Turning to the third leading cause of traumatic brain injury, the CDC reports more than 37,000 people are killed and 2 million are injured each year from motor vehicle crashes in the United States. Additionally, the US crash death rate in 2013 was more than twice the average of other high-income countries. With an increase in roadway construction and repair (to an aging highway infrastructure), motorists and workers in road construction work zones bear a greater risk of vehicle-related injury. Here are 10 safe driving tips for motorists/employees involved in business travel.

  • Obey speed limits
  • Always wear a seatbelt
  • Don’t text or talk on a cell phone while driving
  • Don’t drive under the influence of alcohol or controlled substances
  • Always use turn signals
  • Use headlights in inclement weather
  • Inspect the vehicle regularly (tire tread, fluid levels, etc.) and keep it well maintained
  • Leave early and plan to arrive 10-15 minutes sooner than expected
  • Drive defensively, keep your eyes moving and check surroundings in your mirrors every 6-8 seconds
  • Pay attention to all road signs, particularly when approaching road construction zones (click here for more safe driving tips)

OSHA standards that regulate work in traffic are found in 29 CFR Subpart G with Part VI of the Manual on Uniform Traffic Control Devices (MUTCD) incorporated by reference. The MUTCD requires employers to assign a competent person to each job-site.
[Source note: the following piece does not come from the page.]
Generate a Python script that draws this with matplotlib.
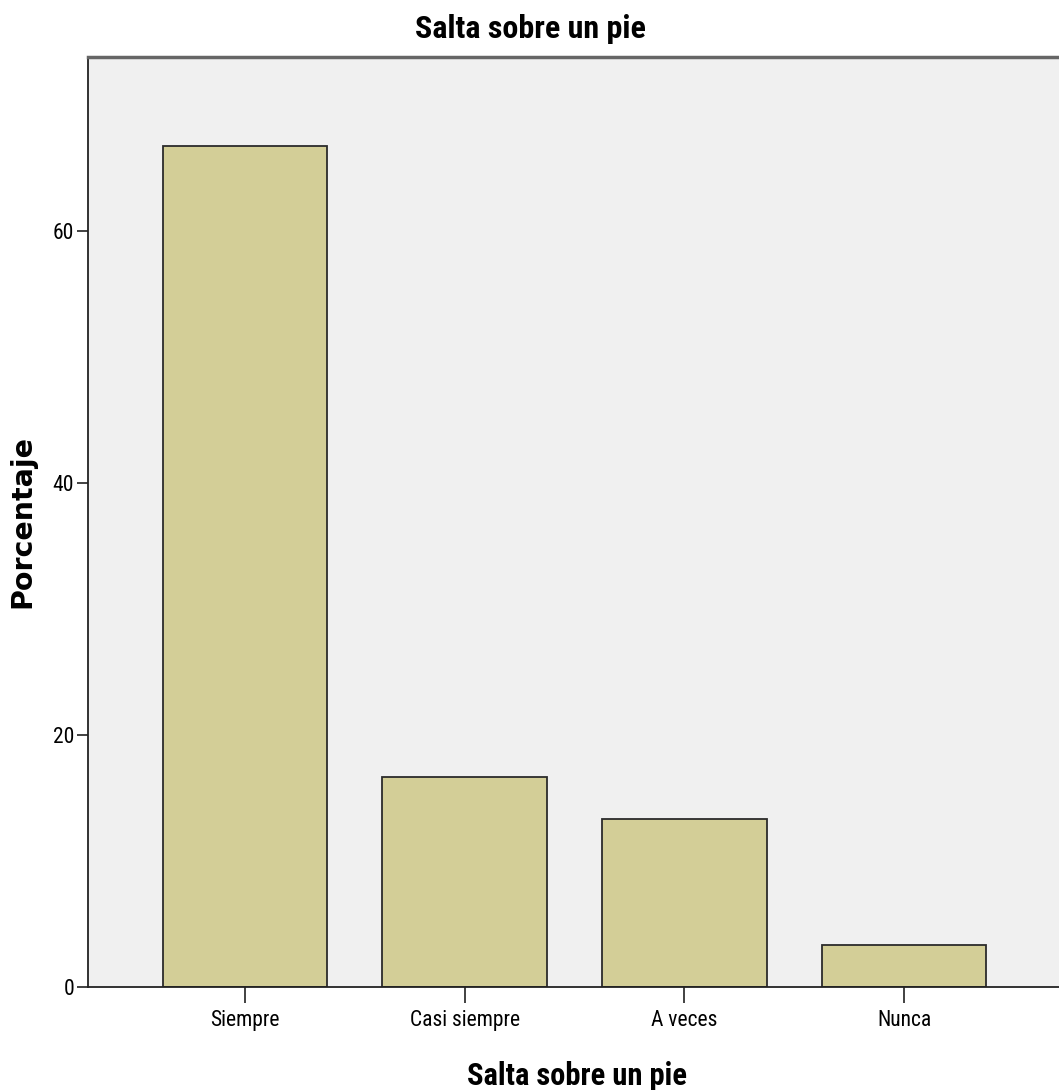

The definition of a competent person is “one who is capable of identifying existing and predicable hazards in the surroundings, or working conditions which are unsanitary, hazardous, or dangerous to employees, and who has authorization to take prompt corrective measures to eliminate them.” The competent person has the responsibility to conduct frequent job-site inspections including materials, equipment, and traffic control devices along with conducting regular, ongoing worker safety training.

The key to worker safety is visibility through the wearing of high visibility safety apparel meeting the requirements of ANSI 107 to ensure the worker can be seen from all sides. Temporary traffic control zones need to be designed with 1) an advance warning area, 2) transition area, 3) activity area, and 4) a termination area. Motorists need to be alert to signs, signals, and barricades by keeping their eyes on the road and their hands upon the wheel.

When thinking of head protection, the three leading causes of traumatic brain injury reveal a need to consider more than just the use of protective headgear. While a hard hat is most evident, a full-body harness with lanyard, high visibility clothing, and proper footwear with or without toe guards are essential under specific work conditions. Remember, PPE can help protect your head from hazards, but your first line of defense is using your head to eliminate hazards and implement engineering and administrative controls.